Thursday March 24, 2011
Libya conflict may strengthen Iran nuclear defiance
By Fredrik Dahl
VIENNA (Reuters) - Western air strikes against Muammar Gaddafi's forces could stiffen Iran's resolve to resist U.S.-led demands over its nuclear programme, though Tehran's final analysis may depend on when and how the Libyan war ends.
Seeking to mend ties with the West, Gaddafi agreed in 2003 to abandon efforts to acquire nuclear, chemical and biological weapons -- a move that brought him in from the cold and helped end decades as an international pariah.
In contrast, Iran has repeatedly ruled out halting sensitive nuclear activities it says are aimed at generating electricity but which the United States and its allies suspect are geared towards developing a nuclear weapons capability.
Analysts say events in Libya, where Western warplanes hit Libyan tanks on a fifth night of air strikes on Thursday, are likely to provide new arguments for those in Iran who believe it would be a mistake to back down over its nuclear programme.
Iran's arch foes -- Israel and the United States -- have refused to exclude possible military action against the Islamic Republic if diplomatic efforts to resolve the dispute fail.
Israeli Foreign Minister Avigdor Lieberman told Reuters on Thursday that Iran and Syria posed a greater security threat than Libya, urging the West to treat those countries in the same way as it has Gaddafi's government.
"I suspect that this is playing into the hands of those who say that Iran has to have a nuclear deterrent because look at what happened to Gaddafi," Shannon Kile, at the Stockholm International Peace Research Institute, said.
Iran is pushing ahead with its uranium enrichment work despite toughening sanctions by the United Nations, United States and Europe on the major oil producer and technical and others woes slowing its nuclear progress.
WEST NOT TRUSTED
Iran says it is refining uranium only to provide fuel for a planned network of nuclear power stations so that it can export more of its oil and gas.

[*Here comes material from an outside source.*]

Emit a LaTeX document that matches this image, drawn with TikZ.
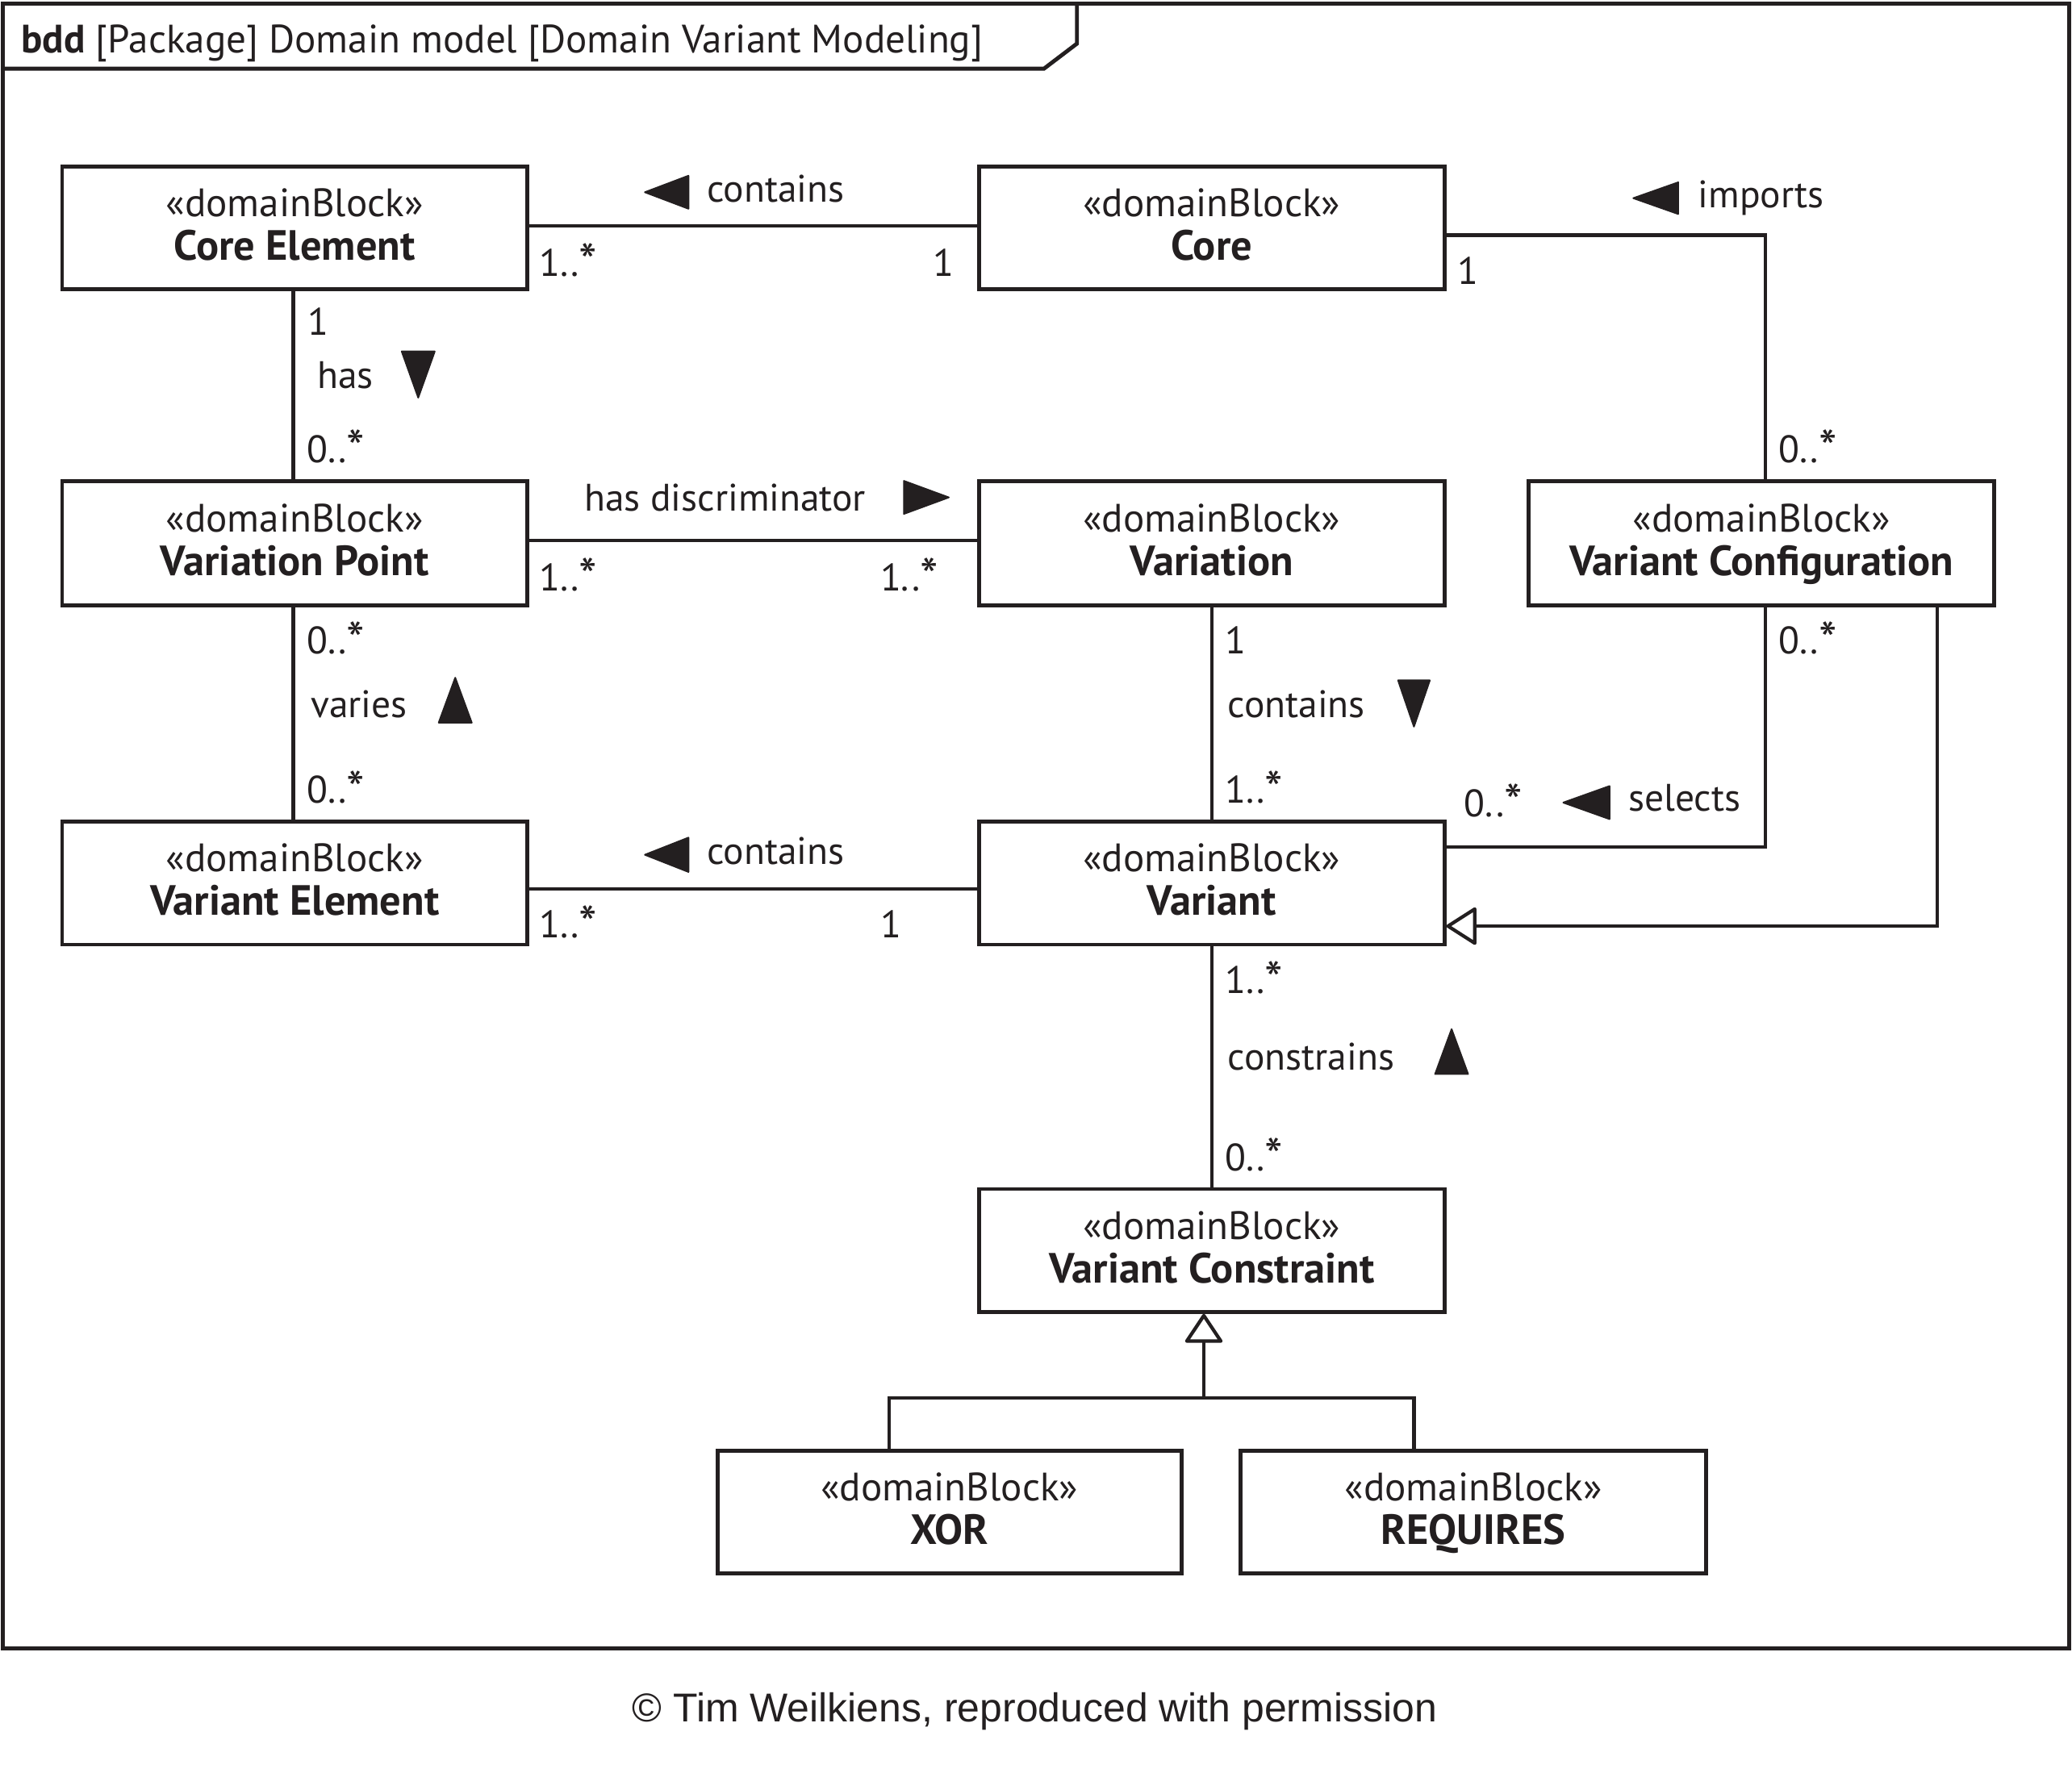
\documentclass[tikz,border=0pt]{standalone}
\usepackage{fontspec}
\usepackage{graphicx}
\setmainfont{PT Sans}
\newfontfamily\arialf{Liberation Sans}
\usetikzlibrary{calc,arrows.meta}
\definecolor{ink}{RGB}{35,31,32}
\newcommand{\mast}{\raisebox{-0.12em}{\scalebox{1.35}{*}}}
\newcommand{\bname}[1]{{\fontsize{32}{33}\selectfont\textbf{#1}}}
\begin{document}
\begin{tikzpicture}[x=1pt,y=-1pt,
  every node/.style={text=ink},
  block/.style={draw=ink, line width=3pt, rectangle, minimum width=352pt, minimum height=93pt,
    inner sep=0pt, align=center, font=\fontsize{30}{33}\selectfont, text height=55pt, text depth=6pt},
  lbl/.style={font=\fontsize{29}{33}\selectfont, inner sep=0pt, anchor=base west},
  conn/.style={draw=ink, line width=2.6pt},
  dirtri/.style={fill=ink, draw=ink, line width=1.2pt, line join=round},
  gen/.style={-{Triangle[open,fill=white,length=#1,width=30pt,line width=2.6pt,round]}}
]
\useasboundingbox (0,0) rectangle (1568,1339);
% frame
\draw[draw=ink, line width=3pt] (2,3) rectangle (1566,1248);
\draw[draw=ink, line width=3pt] (2,52) -- (790,52) -- (815,33) -- (815,3);
\node[anchor=base west, inner sep=0pt, font=\fontsize{30}{33}\selectfont] (title) at (16,40)
  {\textbf{bdd} [Package] Domain model [Domain Variant Modeling]};

% blocks
\node[block] (ce)   at (223,172.5) {«domainBlock»\\\bname{Core Element}};
\node[block] (core) at (917,172.5) {«domainBlock»\\\bname{Core}};
\node[block, minimum height=94pt] (vp)   at (223,411) {«domainBlock»\\\bname{Variation Point}};
\node[block, minimum height=94pt] (var)  at (917,411) {«domainBlock»\\\bname{Variation}};
\node[block, minimum height=94pt] (vc)   at (1333,411) {«domainBlock»\\\bname{Variant Configuration}};
\node[block] (ve)   at (223,668.5) {«domainBlock»\\\bname{Variant Element}};
\node[block] (vnt)  at (917,668.5) {«domainBlock»\\\bname{Variant}};
\node[block] (vcon) at (917,946.5) {«domainBlock»\\\bname{Variant Constraint}};
\node[block, minimum width=351pt] (xor)  at (718.5,1144.5) {«domainBlock»\\\bname{XOR}};
\node[block] (req)  at (1115,1144.5) {«domainBlock»\\\bname{REQUIRES}};

% connectors
\draw[conn] ([yshift=1.5pt]ce.east) -- ([yshift=1.5pt]core.west);
\draw[conn] ([yshift=-5.5pt]core.east) -| ([xshift=3pt]vc.north);
\draw[conn] ([xshift=-1pt]ce.south) -- ([xshift=-1pt]vp.north);
\draw[conn] ([yshift=2pt]vp.east) -- ([yshift=2pt]var.west);
\draw[conn] ([xshift=-1pt]vp.south) -- ([xshift=-1pt]ve.north);
\draw[conn] ([yshift=-4.5pt]ve.east) -- ([yshift=-4.5pt]vnt.west);
\draw[conn] (var.south) -- (vnt.north);
\draw[conn] ([xshift=3pt]vc.south) |- ([yshift=27.5pt]vnt.east);
\draw[conn, gen=24pt] ([xshift=133pt]vc.south) |- ([yshift=-32.5pt]vnt.east);
\draw[conn] (vnt.south) -- (vcon.north);
\coordinate (gj) at (911,1058);
\draw[conn, gen=23pt] (gj) -- ([xshift=-6pt]vcon.south);
\draw[conn] ([xshift=-45.5pt]xor.north) |- (gj) -| ([xshift=-45pt]req.north);

% direction triangles
\fill[dirtri] (488,145.5) -- (521,133) -- (521,158) -- cycle;
\fill[dirtri] (1236,150) -- (1270,138) -- (1270,162) -- cycle;
\fill[dirtri] (304,266) -- (329,266) -- (316.5,301) -- cycle;
\fill[dirtri] (684,364) -- (718,376.5) -- (684,389) -- cycle;
\fill[dirtri] (344.5,513) -- (357,547) -- (332,547) -- cycle;
\fill[dirtri] (488,647) -- (521,634) -- (521,660) -- cycle;
\fill[dirtri] (1058,515) -- (1082,515) -- (1070,550) -- cycle;
\fill[dirtri] (1183,607.5) -- (1218,595) -- (1218,620) -- cycle;
\fill[dirtri] (1098.5,779) -- (1111,813) -- (1086,813) -- cycle;

% labels
\node[lbl] (l1) at (535,153) {contains};
\node[lbl] (m1) at (408,209) {1..\mast};
\node[lbl] (m2) at (706,209) {1};
\node[lbl] (l2) at (1285,157) {imports};
\node[lbl] (m3) at (1103,215) {1};
\node[lbl] (m4) at (1346,350) {0..\mast};
\node[lbl] (m5) at (233,254) {1};
\node[lbl] (l3) at (240,294) {has};
\node[lbl] (m6) at (232,350) {0..\mast};
\node[lbl] (l4) at (442,387) {has discriminator};
\node[lbl] (m7) at (408,447) {1..\mast};
\node[lbl] (m8) at (666,447) {1..\mast};
\node[lbl] (m9) at (232,495) {0..\mast};
\node[lbl] (l5) at (235,543) {varies};
\node[lbl] (m10) at (232,608) {0..\mast};
\node[lbl] (l6) at (535,654) {contains};
\node[lbl] (m11) at (408,710) {1..\mast};
\node[lbl] (m12) at (666,710) {1};
\node[lbl] (m13) at (927,495) {1};
\node[lbl] (l7) at (929,543) {contains};
\node[lbl] (m14) at (927,608) {1..\mast};
\node[lbl] (m15) at (1346,495) {0..\mast};
\node[lbl] (m16) at (1108,618) {0..\mast};
\node[lbl] (l8) at (1232,614) {selects};
\node[lbl] (m17) at (927,752) {1..\mast};
\node[lbl] (l9) at (929,810) {constrains};
\node[lbl] (m18) at (927,886) {0..\mast};

\node[anchor=base, inner sep=0pt, font=\arialf\fontsize{30.5}{33}\selectfont] (copy) at (783,1303)
  {© Tim Weilkiens, reproduced with permission};
\end{tikzpicture}
\end{document}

But the same material can be used to make bombs if refined much more.
"Even without the operations in Libya the attitude in Iran has hardened over the last 2-3 years," said David Hartwell, IHS Jane's North Africa and Middle East analyst.
He said hardliners were likely to use the air campaign in Libya as a further justification for their position that "we simply can't trust the West".
Iran's highest authority, Supreme Leader Ayatollah Ali Khamenei, this week said Gaddafi's concessions over its nuclear programme showed Tehran was right to continue to reject any curb to its atomic energy development.
Khamenei said that while Libya had given up its nuclear capacities in exchange for incentives he compared to giving candy to a child, Iran "not only did not retreat but ... officials tried to increase nuclear facilities year after year".
While voicing support for demonstrators in the region and condemning government repression, Iran has crushed protests at home and jailed scores of demonstrators since President Mahmoud Ahmadinejad's disputed presidential election in June 2009.
"Surely the attack on Gaddafi's forces will reinforce the Iranian distrust of the United States," proliferation expert Mark Fitzpatrick, of the International Institute for Strategic Studies think tank, said.
"Ayatollah Khamenei already has long believed that if you give an inch to the United States, they will take a mile, that any concession on the nuclear front will only lead to demands on human rights and Israel and other issues."
NUCLEAR OPTION
The U.N. Security Council has imposed four sets of sanctions on Tehran since 2006 for refusing to freeze its enrichment programme, which can have both civilian and military purposes.
Major powers have offered Iran trade and other economic and political incentives it halts its atomic activities.
But two rounds of talks in December and January between Iran and the six powers seeking to resolve the dispute diplomatically -- the United States, Russia, France, Germany, Britain and China -- failed to make any headway.
Underlining the deadlock, no new meetings have been scheduled, even though both sides insist the door remains open.
Last week, Israeli Prime Minister Benjamin Netanyahu said the world must make clear Iran would face "credible military action" if sanctions do not shut down its nuclear programme.
Iran's reading of the Libyan situation may be that Western powers would not have thought about intervening there if Gaddafi had held on to his weapons programmes, said Oliver Thraenert, of the German Institute for International and Security Affairs.
"You might argue that possessing a nuclear option means that you will not be confronted with an international intervention, whatever you might do in the future with any opposition within Iran," he said.
But there could also be those in Iran who make the opposite case, that the action in Libya shows that the United States and its allies could do the same in Iran before it "gets its hand on a nuclear option. It is also possible," Thraenert said.
Baqer Moin, an Iran expert in London, said the implications for Iran and its rival factions would hinge on whether the Western campaign in Libya was successful or became a quagmire.
"If it is an easy victory it would enhance the position of those who want to negotiate with the West," Moin said.